My mother taught me the fundamentals when I was about 11/12 years old. She was an avid machine knitter and a brilliant seamstress. Decades later, she asked me how had I learned to crochet. I had created a coat of dimensional flower squares for her. I reminded her that she had shown me how. She was working on something and asked me to show her how to double crochet. I showed her how to make a dc and when she did it – with a swoop and a flare, my whole practice was transformed. So she taught me again, by showing me the soul of movement, by teaching how to see.
How did you get into designing?
Designing is a continuum, an outgrowth of crocheting. Necessity is the mother of invention and desire is its fuel. When I was a kid, I didn’t know there were patterns beyond the occasional article in women’s magazines, so I made up accessories—wild hats for myself and friends, scarves and tops. Then my crocheting waned. The discovery of dimensional crochet and then freeform back in the ‘90s reignited my interest in crocheting. And as before, nearly everything I made was adapted, adopted, improvised. I’ve always designed, though in 2006 I began to design formally and sustainedly, that is, think about structures, and objects; create them, and record how to replicate them.
What’s your favourite part of the job?
Problem solving and discovery are my favourite parts of the design process. Often, once a problem is solved, it’s hard for me to trudge on. I’ve taken myself in hand and made a list of the unfinished projects. These 34 all have prototypes and written patterns but they haven’t been tested, proof read or edited. I’m happiest creating, initiating, conceptualizing, and devising, but the part I like least is editing, grading, testing, proofing, refining .
What’s your least favourite part of the job?
The administrivia of the process, testing, fluffing, getting models, spelling out all the little details that are critical for the successful transmission of information.
What inspires you to design and how do you turn your inspiration into a finished design?

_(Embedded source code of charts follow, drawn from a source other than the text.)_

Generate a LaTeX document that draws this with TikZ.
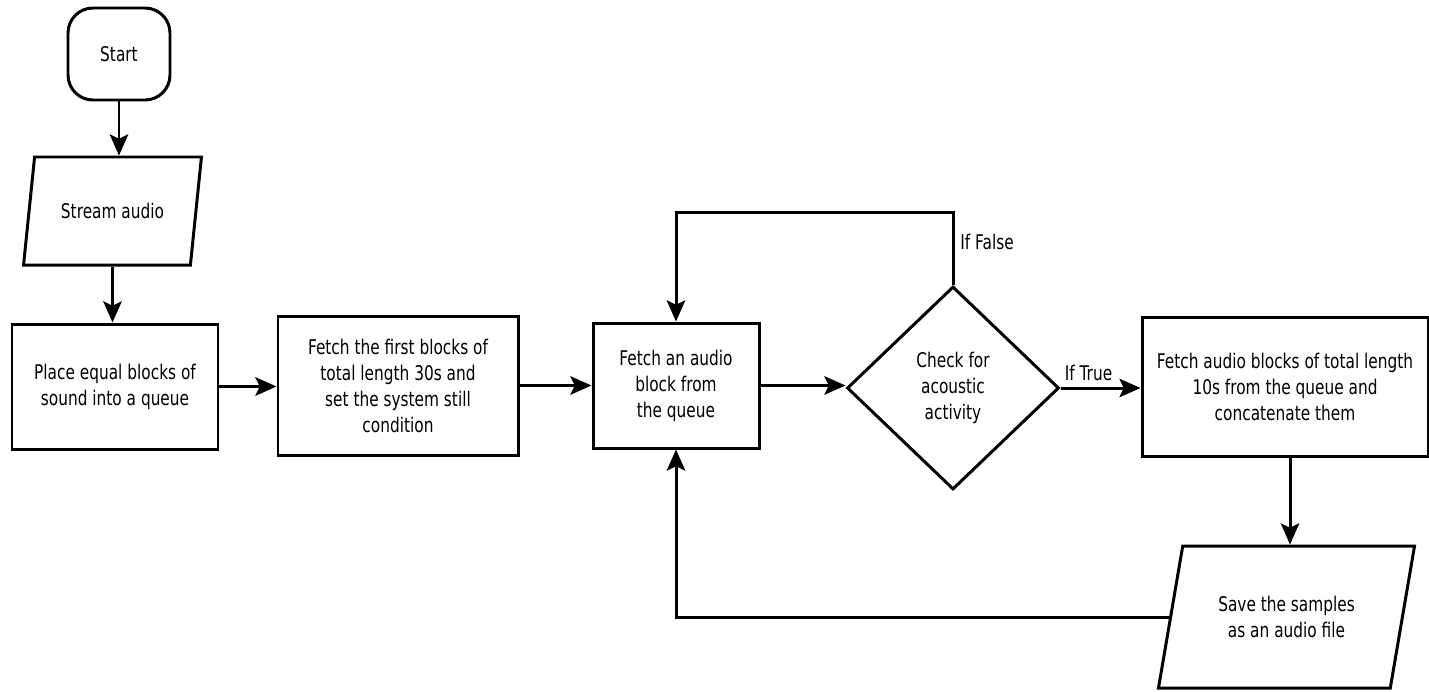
\documentclass[tikz,border=0pt]{standalone}
\usepackage{fontspec}
\setmainfont{DejaVu Sans}[FakeStretch=0.76]
\usetikzlibrary{shapes.geometric,arrows.meta}

\begin{document}
\begin{tikzpicture}[->, >={Stealth[length=12pt,width=10.5pt,inset=2.5pt]}, line width=1.7pt,
    every node/.style={font=\fontsize{11.5}{14.8}\selectfont, align=center},
    block/.style={rectangle, draw, inner sep=2pt},
    io/.style={trapezium, trapezium left angle=71, trapezium right angle=109,
        trapezium stretches=true, draw, inner sep=2pt},
    decision/.style={diamond, draw, inner sep=0pt}]

                \useasboundingbox (0,0) rectangle (28.58,-13.82);

                % Nodes
                \node (start) [block, rounded corners=0.5cm, minimum width=2.04cm, minimum height=1.84cm] at (2.38,-1.08) {Start};
                \node (stream) [io, minimum width=3.58cm, minimum height=2.16cm] at (2.25,-4.22) {Stream audio};
                \node (place) [block, minimum width=4.12cm, minimum height=2.5cm] at (2.30,-7.73) {Place equal blocks of\\sound into a queue};
                \node (first) [block, minimum width=4.8cm, minimum height=2.78cm] at (7.96,-7.71) {Fetch the first blocks of\\total length 30s and\\set the system still\\condition};
                \node (fetch) [block, minimum width=3.32cm, minimum height=2.5cm] at (13.52,-7.71) {Fetch an audio\\block from\\the queue};
                \node (check) [decision, minimum width=4.24cm, minimum height=4.06cm] at (19.06,-7.76) {Check for\\acoustic\\activity};
                \node (concat) [block, minimum width=5.72cm, minimum height=2.78cm] at (25.70,-7.73) {Fetch audio blocks of total length\\10s from the queue and\\concatenate them};
                \node (save) [io, minimum width=5.14cm, minimum height=2.84cm] at (25.73,-12.34) {Save the samples\\as an audio file};

                % Main flow
                \draw (start.south) -- (start.south |- stream.north);
                \draw (stream.south) -- (stream.south |- place.north);
                \draw (place.east) -- (place.east -| first.west);
                \draw (first.east) -- (first.east -| fetch.west);
                \draw (fetch.east) -- (fetch.east -| check.west);

                % Decision
                \draw (check.east) -- node[above, pos=0.35] {If True} (check.east -| concat.west);
                \draw (check.north) -- node[right, pos=0.59] {If False} ++(0,1.46) -| (fetch.north);

                % Saving and back to the queue
                \draw (save.north -| concat.south) ++(0.1,0) coordinate (tip) (concat.south -| tip) -- (tip);
                \draw (save.west) -| (fetch.south);

            \end{tikzpicture}
\end{document}
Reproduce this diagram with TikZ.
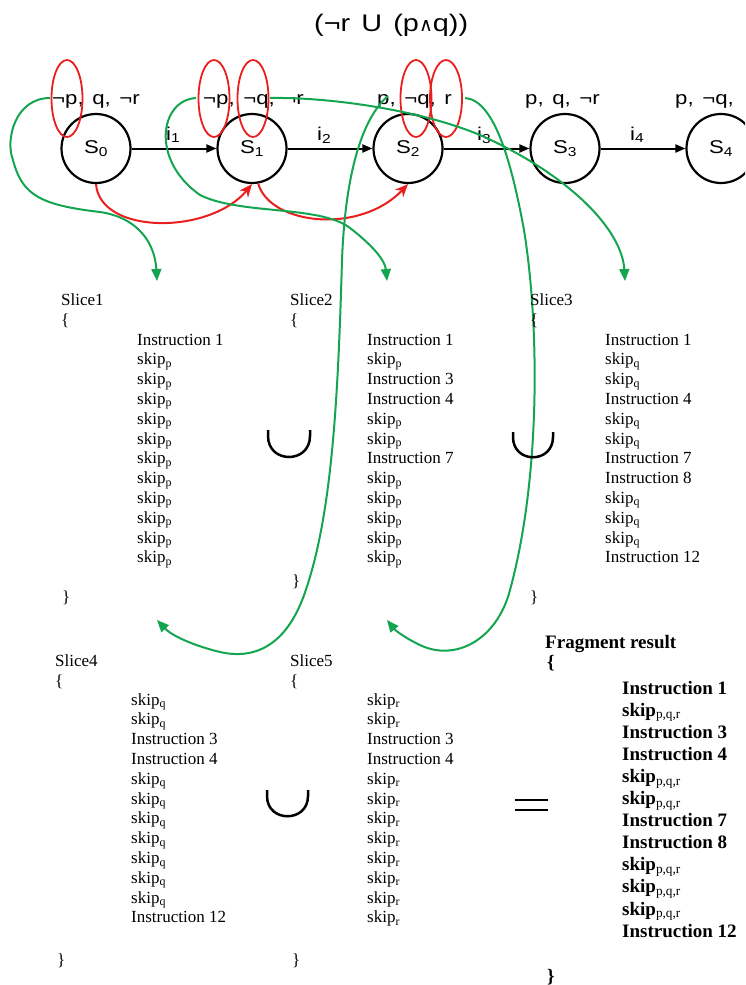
\documentclass[tikz,border=0pt]{standalone}
\usepackage{fontspec}
\usetikzlibrary{arrows.meta,shapes.geometric}
\newfontfamily\codefont{Liberation Serif}
\newfontfamily\labfont[FakeStretch=1.2,WordSpace=1.4]{Liberation Sans}
\newfontfamily\symfont[FakeStretch=1.0]{DejaVu Sans}
\definecolor{gr}{RGB}{20,165,80}
\definecolor{rd}{RGB}{235,30,30}
\newcommand{\skp}{skip\textsubscript{p}}
\newcommand{\skq}{skip\textsubscript{q}}
\newcommand{\skr}{skip\textsubscript{r}}
\newcommand{\skall}{skip\textsubscript{\mdseries p,q,r}}
\newcommand{\codecol}[6]{%
  \foreach \t [count=\i] in {#6} {
    \node[#5] (#1-\i) at (#2, {#3+(\i-1)*#4}) {\t};
  }%
}
\tikzset{
  state/.style={draw, circle, line width=2.2pt, minimum size=69pt, inner sep=0pt,
    font=\labfont\fontsize{18.5}{21}\selectfont},
  trans/.style={line width=2pt, -{Triangle[length=10pt,width=8pt]}},
  lab/.style={font=\labfont\fontsize{18.5}{21}\selectfont, anchor=base west, inner sep=0pt},
  oval/.style={draw=rd, ellipse, line width=1.8pt, minimum width=31pt, minimum height=77pt, inner sep=0pt},
  redarr/.style={draw=rd, line width=2pt, -{Stealth[length=13pt,width=11pt]}},
  grarr/.style={draw=gr, line width=2pt, -{Triangle[length=12pt,width=10pt]}},
  codetext/.style={font=\codefont\fontsize{17}{20}\selectfont, anchor=base west, inner sep=0pt},
  boldtext/.style={font=\codefont\bfseries\fontsize{19}{22}\selectfont, anchor=base west, inner sep=0pt},
  unionsym/.style={line width=2.5pt},
}
\begin{document}
\begin{tikzpicture}[x=1pt,y=-1pt]
\useasboundingbox (0,0) rectangle (745,985);
\clip (0,0) rectangle (745,985);
\fill[white] (0,0) rectangle (745,985);

% title
\node[lab, font=\labfont\fontsize{24}{27}\selectfont] (title) at (314,31)
  {(¬r U (p{\symfont\fontsize{19}{22}\selectfont ∧}q))};

% states
\node[state] (S0) at (96,148.5) {S\textsubscript{0}};
\node[state] (S1) at (252,148.5) {S\textsubscript{1}};
\node[state] (S2) at (408,148.5) {S\textsubscript{2}};
\node[state] (S3) at (565,148.5) {S\textsubscript{3}};
\node[state] (S4) at (721,148.5) {S\textsubscript{4}};

\draw[trans] (S0) -- (S1);
\draw[trans] (S1) -- (S2);
\draw[trans] (S2) -- (S3);
\draw[trans] (S3) -- (S4);

\node[lab] (i1) at (166,140) {i\textsubscript{1}};
\node[lab] (i2) at (317,140) {i\textsubscript{2}};
\node[lab] (i3) at (477,140) {i\textsubscript{3}};
\node[lab] (i4) at (630,140) {i\textsubscript{4}};

% proposition labels
\node[lab] (L0) at (52,104) {¬p, q, ¬r};
\node[lab] (L1) at (203,104) {¬p, ¬q, ¬r};
\node[lab] (L2) at (377,104) {p, ¬q, r};
\node[lab] (L3) at (525,104) {p, q, ¬r};
\node[lab] (L4) at (675,104) {p, ¬q,};

% red ovals
\node[oval] (E0) at (67,98.5) {};
\node[oval] (E1a) at (214,98.5) {};
\node[oval] (E1b) at (253,98.5) {};
\node[oval] (E2a) at (416,98.5) {};
\node[oval, minimum width=32pt] (E2b) at (446,98.5) {};

% red arrows
\draw[redarr] (S0.south) .. controls (100,235) and (210,235) .. (S1.south);
\draw[redarr] (S1.-80) .. controls (270,225) and (360,235) .. (S2.south);

% green arrow endpoints
\coordinate (g1s) at (50,98);
\coordinate (g2s) at (196,98);
\coordinate (g3s) at (270,98);
\coordinate (g4s) at (388,96);
\coordinate (g5s) at (465,98);
\coordinate (t1) at (157,281);
\coordinate (t2) at (387,281);
\coordinate (t3) at (625,281);
\coordinate (t4) at (157,620);
\coordinate (t5) at (387,620);

\draw[grarr] (g1s) .. controls (15,98) and (5,140) .. (13,160)
  .. controls (22,195) and (40,205) .. (100,212)
  .. controls (140,218) and (155,245) .. (t1);
\draw[grarr] (g2s) .. controls (160,100) and (150,160) .. (200,195)
  .. controls (240,215) and (320,205) .. (350,228)
  .. controls (372,245) and (385,260) .. (t2);
\draw[grarr] (g3s) .. controls (330,97) and (420,110) .. (480,135)
  .. controls (570,175) and (622,230) .. (t3);
\draw[grarr] (g4s) .. controls (360,120) and (345,180) .. (342,260)
  .. controls (338,400) and (332,520) .. (303,598)
  .. controls (285,645) and (255,660) .. (220,652)
  .. controls (195,646) and (172,636) .. (t4);
\draw[grarr] (g5s) .. controls (495,100) and (512,165) .. (524,230)
  .. controls (540,330) and (540,480) .. (510,590)
  .. controls (497,640) and (455,662) .. (420,645)
  .. controls (405,638) and (395,630) .. (t5);

% Slice 1
\node[codetext] (h1) at (61,305) {Slice1};
\node[codetext] (ob1) at (61,325) {\{};
\codecol{c1}{137}{345}{19.8}{codetext}{Instruction 1,\skp,\skp,\skp,\skp,\skp,\skp,\skp,\skp,\skp,\skp,\skp}
\node[codetext] (cb1) at (62,602) {\}};

% Slice 2
\node[codetext] (h2) at (290,305) {Slice2};
\node[codetext] (ob2) at (290,325) {\{};
\codecol{c2}{367}{345}{19.8}{codetext}{Instruction 1,\skp,Instruction 3,Instruction 4,\skp,\skp,Instruction 7,\skp,\skp,\skp,\skp,\skp}
\node[codetext] (cb2) at (292,586) {\}};

% Slice 3
\node[codetext] (h3) at (530,305) {Slice3};
\node[codetext] (ob3) at (530,325) {\{};
\codecol{c3}{605}{345}{19.8}{codetext}{Instruction 1,\skq,\skq,Instruction 4,\skq,\skq,Instruction 7,Instruction 8,\skq,\skq,\skq,Instruction 12}
\node[codetext] (cb3) at (530,602) {\}};

% Slice 4
\node[codetext] (h4) at (55,666) {Slice4};
\node[codetext] (ob4) at (55,686) {\{};
\codecol{c4}{131}{705}{19.8}{codetext}{\skq,\skq,Instruction 3,Instruction 4,\skq,\skq,\skq,\skq,\skq,\skq,\skq,Instruction 12}
\node[codetext] (cb4) at (57,965) {\}};

% Slice 5
\node[codetext] (h5) at (290,666) {Slice5};
\node[codetext] (ob5) at (290,686) {\{};
\codecol{c5}{367}{705}{19.8}{codetext}{\skr,\skr,Instruction 3,Instruction 4,\skr,\skr,\skr,\skr,\skr,\skr,\skr,\skr}
\node[codetext] (cb5) at (292,965) {\}};

% Fragment result
\node[boldtext] (h6) at (545,648) {Fragment result};
\node[boldtext] (ob6) at (547,668) {\{};
\codecol{c6}{622}{694}{22.1}{boldtext}{Instruction 1,{\skall},Instruction 3,Instruction 4,{\skall},{\skall},Instruction 7,Instruction 8,{\skall},{\skall},{\skall},Instruction 12}
\node[boldtext] (cb6) at (547,982) {\}};

% union and equals symbols
\draw[unionsym] (268,430) -- (268,436) .. controls (268,464) and (310,464) .. (310,436) -- (310,430);
\draw[unionsym] (513,432) -- (513,437) .. controls (513,464) and (553,464) .. (553,437) -- (553,432);
\draw[unionsym] (267,790) -- (267,796) .. controls (267,823) and (308,823) .. (308,796) -- (308,790);
\draw[line width=2.5pt] (515,800) -- (548,800);
\draw[line width=2.5pt] (515,810) -- (548,810);
\end{tikzpicture}
\end{document}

I am a creator and crochet design is one of my expressions. Life is my inspiration. My design process includes a lot of words because I am a poet and fiction writer, so I maintain two sketchbooks – one a formal sketchbook and the other, a kind of oversized blank book, so that there’s room around the words for drawings. My process has many variables but nearly always begins with these scribbles.
Which of your designs are you most proud of and why?
Chemung, my newest design, is a cabled crochet hat that is about where I live in the Chemung Valley near the Chemung River. The hat has the river and the hills and broad flat land around. It delights me because it manifests a feeling and an image. I solved how to render cables in the round, after having only worked them in rows. I’m proud of my Bird Jacket, Cat Vest and Spirit Vest, because they function at the junction of the patterned and freeform. They use motifs that I created and then improvised on and made into garments, wearable art with meaning. I’m also enamored of my science fiction hat series for connecting my lifelong love of SF with crochet.
Is there anything you’d like to design but haven’t done yet?
My list of unpublished patterns includes things that aren’t yet represented in my store: a couple of garments, a rug, gloves, and shoes, so I’ve done a bit of everything in terms of wearables. I would like to design some more in that connects freeform with the patterned, customizeable. I’ve created an alphabet, but I would like to create poetry in crochet to accompany my poems about crocheting. And I would like to create more artwear. If one is engaged in crocheting something, the utility of the object should be imbued with the transcendent and sublime. I would like to design in such a way that everything expresses an incandescent insight, a sense joy for both the maker and the wearer.
Which of the Gift-A-Long 2014 designers are your favourite or which design would you most like to knit?
There is such a bounty of delicious delights, I can’t choose. But then again I’m a Gemini and watersnake, first born on a one day, so I am constitutionally unable to choose just one. There are 292 other kindred dreamers for folks to explore and get to know.